Era el 7 de agosto de 2002. Álvaro Uribe Vélez pronunciaba su primer discurso como gobernante. Y, mientras las palabras empezaban a desgastarse, ellos perdían a un grupo de buenos amigos por cuenta de un ataque terrorista. Aquí, en este encuadre milagroso tomado el día siguiente, vienen todos los féretros. El hombre de cachucha de Telecom trata de ver hacia dónde se dirige la procesión. La señora con la rosa en la mano trata de recordar por qué pasan las cosas que pasan. El niño con la medallita en el cuello no se atreve a reclamarle nada a las imágenes religiosas de la iglesia: prefiere llorar unos segundos después, a los pies del altar, porque a veces no queda otra salida que vencerse. Quizás, si nada lo saca de la vida que lleva (que es, según prueban estas imágenes, una vida en la que los amigos se mueren), haga parte de la última caravana que será obligada a abandonar El Cartucho en abril de 2005.

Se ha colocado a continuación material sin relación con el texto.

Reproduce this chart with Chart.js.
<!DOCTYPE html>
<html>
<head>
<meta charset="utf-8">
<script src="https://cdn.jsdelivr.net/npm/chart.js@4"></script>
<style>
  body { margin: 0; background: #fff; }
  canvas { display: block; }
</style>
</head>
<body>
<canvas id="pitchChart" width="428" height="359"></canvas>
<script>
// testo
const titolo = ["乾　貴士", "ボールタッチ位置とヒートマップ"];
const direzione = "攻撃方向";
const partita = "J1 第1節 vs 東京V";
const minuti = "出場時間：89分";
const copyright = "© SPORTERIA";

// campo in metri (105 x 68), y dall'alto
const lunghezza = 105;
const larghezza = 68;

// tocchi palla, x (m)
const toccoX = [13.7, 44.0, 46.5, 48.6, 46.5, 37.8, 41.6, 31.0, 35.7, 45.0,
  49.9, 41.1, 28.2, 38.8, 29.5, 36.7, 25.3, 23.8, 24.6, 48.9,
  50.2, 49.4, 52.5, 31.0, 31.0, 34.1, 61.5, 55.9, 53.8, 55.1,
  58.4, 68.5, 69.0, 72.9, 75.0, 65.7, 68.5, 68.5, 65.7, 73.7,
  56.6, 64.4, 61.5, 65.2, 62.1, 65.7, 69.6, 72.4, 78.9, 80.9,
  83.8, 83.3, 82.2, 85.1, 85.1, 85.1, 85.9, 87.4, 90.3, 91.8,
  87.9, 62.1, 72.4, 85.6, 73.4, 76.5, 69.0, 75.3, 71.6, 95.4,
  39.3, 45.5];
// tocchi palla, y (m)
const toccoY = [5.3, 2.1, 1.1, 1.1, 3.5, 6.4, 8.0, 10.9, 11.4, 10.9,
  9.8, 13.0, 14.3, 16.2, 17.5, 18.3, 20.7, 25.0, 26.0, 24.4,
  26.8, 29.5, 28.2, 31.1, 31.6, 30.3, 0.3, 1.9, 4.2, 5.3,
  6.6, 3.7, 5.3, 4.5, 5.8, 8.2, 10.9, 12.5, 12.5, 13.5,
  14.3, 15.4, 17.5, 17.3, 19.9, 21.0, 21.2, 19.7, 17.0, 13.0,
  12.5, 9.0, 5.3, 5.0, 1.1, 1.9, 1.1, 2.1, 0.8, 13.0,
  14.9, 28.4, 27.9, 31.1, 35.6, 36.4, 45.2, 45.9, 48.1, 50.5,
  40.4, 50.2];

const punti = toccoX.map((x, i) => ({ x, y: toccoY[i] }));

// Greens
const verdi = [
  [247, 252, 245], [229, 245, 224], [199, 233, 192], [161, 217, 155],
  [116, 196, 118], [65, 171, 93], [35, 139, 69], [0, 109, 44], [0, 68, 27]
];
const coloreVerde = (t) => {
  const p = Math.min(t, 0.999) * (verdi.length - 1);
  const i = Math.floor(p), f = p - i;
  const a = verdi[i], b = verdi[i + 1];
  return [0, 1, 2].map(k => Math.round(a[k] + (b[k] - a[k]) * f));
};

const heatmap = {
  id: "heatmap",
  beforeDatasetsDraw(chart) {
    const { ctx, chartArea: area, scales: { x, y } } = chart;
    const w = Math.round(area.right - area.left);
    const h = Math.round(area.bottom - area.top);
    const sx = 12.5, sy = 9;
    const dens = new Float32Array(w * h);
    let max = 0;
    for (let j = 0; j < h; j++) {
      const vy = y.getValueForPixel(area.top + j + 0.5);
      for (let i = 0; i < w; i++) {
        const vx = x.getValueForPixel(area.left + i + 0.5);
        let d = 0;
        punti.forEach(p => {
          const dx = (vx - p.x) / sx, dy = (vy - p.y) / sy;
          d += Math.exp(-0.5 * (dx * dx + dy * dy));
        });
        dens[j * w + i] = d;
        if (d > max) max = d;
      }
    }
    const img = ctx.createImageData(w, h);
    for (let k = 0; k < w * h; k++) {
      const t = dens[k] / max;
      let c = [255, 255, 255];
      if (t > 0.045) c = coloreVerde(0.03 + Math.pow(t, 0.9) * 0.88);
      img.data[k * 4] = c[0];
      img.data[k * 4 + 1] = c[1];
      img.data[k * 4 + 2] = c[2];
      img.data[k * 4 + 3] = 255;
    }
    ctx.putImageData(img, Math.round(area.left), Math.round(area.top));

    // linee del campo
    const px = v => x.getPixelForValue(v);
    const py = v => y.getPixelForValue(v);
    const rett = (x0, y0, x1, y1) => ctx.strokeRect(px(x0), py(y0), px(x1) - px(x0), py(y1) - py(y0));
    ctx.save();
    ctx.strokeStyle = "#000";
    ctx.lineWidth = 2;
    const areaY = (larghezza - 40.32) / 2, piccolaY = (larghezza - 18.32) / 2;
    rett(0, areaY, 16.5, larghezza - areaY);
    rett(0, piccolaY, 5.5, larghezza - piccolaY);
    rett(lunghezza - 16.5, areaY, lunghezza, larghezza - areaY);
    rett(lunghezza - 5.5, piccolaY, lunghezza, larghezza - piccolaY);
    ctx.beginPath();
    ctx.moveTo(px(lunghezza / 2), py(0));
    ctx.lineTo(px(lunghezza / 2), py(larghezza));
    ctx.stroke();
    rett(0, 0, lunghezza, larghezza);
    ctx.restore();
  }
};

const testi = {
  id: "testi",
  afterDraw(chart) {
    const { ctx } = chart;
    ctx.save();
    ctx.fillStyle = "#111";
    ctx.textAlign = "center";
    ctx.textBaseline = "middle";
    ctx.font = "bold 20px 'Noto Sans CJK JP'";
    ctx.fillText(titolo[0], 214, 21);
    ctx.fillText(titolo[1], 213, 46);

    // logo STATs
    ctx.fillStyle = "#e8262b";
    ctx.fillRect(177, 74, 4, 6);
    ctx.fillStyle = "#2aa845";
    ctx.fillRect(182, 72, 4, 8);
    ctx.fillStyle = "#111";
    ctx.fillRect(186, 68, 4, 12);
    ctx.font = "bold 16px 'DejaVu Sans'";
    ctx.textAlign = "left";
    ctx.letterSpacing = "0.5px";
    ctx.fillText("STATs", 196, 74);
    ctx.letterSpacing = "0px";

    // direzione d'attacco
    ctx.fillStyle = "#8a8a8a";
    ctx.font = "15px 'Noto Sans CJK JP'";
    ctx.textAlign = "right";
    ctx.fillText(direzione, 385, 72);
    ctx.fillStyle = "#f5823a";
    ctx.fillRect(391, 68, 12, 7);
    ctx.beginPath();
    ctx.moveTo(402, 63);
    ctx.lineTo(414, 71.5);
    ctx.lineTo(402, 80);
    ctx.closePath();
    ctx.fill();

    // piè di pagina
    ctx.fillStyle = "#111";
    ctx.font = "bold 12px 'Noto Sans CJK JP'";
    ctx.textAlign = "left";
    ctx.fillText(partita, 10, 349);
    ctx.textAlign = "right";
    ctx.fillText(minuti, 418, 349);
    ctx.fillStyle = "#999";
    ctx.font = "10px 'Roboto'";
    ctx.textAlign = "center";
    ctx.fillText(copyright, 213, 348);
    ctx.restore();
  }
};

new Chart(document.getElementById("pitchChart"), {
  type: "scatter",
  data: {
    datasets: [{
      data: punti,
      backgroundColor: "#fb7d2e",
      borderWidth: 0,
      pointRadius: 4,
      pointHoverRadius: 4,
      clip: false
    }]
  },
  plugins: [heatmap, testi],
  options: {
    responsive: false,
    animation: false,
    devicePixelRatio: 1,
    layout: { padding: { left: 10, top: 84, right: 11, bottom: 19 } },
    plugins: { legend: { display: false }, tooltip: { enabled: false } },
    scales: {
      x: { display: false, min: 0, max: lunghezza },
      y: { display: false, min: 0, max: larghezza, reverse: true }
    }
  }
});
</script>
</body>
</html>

Esta comunidad errante, la de esta fotografía conseguida en el antiguo matadero de la ciudad, que no quiere oír nada de renovaciones urbanas ni de parques para el tercer milenio. Es un 26 de abril. Y sólo pretende acomodarse en ese potrero, al fin, después de haber sido expulsada de tantos territorios. Busca, más aún, seguir viviendo: colgarse los mismos collares de alambre que se cuelgan las personas de cualquier nivel social, perderse en una pipa de bazuco hecha con un esfero Kilométrico, sentarse en donde nadie (salvo el fotógrafo) pueda entorpecer la tranquilidad, dormir hasta que el hambre se confunda, cuidar a un perrito recién nacido al que se ha bautizado hace un momento, darle un beso emocionado al amor de la vida, cerrar un negocio con un apretón de manos (vender comida, adornos, cigarrillos) igual que en cualquier mercado del planeta, y reírse, reírse mucho, de las cosas de uno mismo, de no tener nada más que hacer en este mundo aparte de reírse, de los tipos que quieren tomarnos fotos de repente.      

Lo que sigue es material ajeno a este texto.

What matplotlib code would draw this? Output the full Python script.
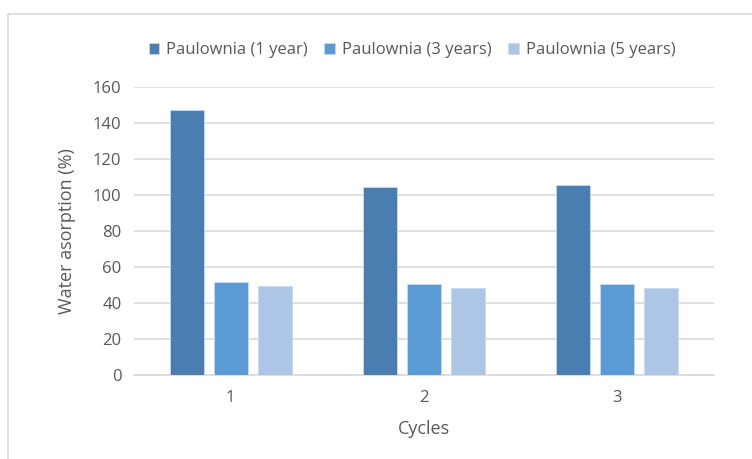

Es una vida. Una vida que ha existido desde el principio de los tiempos, desde Diógenes el cínico hasta el mendigo dibujado por Picasso, desde la vendedora de cerillas hasta el loco Cacanegra, desde el Joe Gould neoyorquino hasta el anciano indigente de esta brillante secuencia de fotografías. Tiene mucho que ver con la injusticia, la ceguera y la desvergüenza de las sociedades, por supuesto, pero sin duda tiene lo que tiene cualquier vida: las mismas preguntas sin resolver, las mismas necesidades primarias. Que una suma de imágenes logre decirnos esto sin jugar a aquella compasión que parte de la base de que es una lástima que los demás no vivan nuestra vida, que sin caer en exotismos ni chantajes nos ponga en evidencia una posible forma de estar en el mundo, es una prueba contundente del tipo de artista que es León Darío Peláez.

Un fotógrafo leal que sólo revela un retrato cuando consigue ponerse en los zapatos de su retratado. Un hombre que enseña a ver. Y salva a la realidad en su mirada.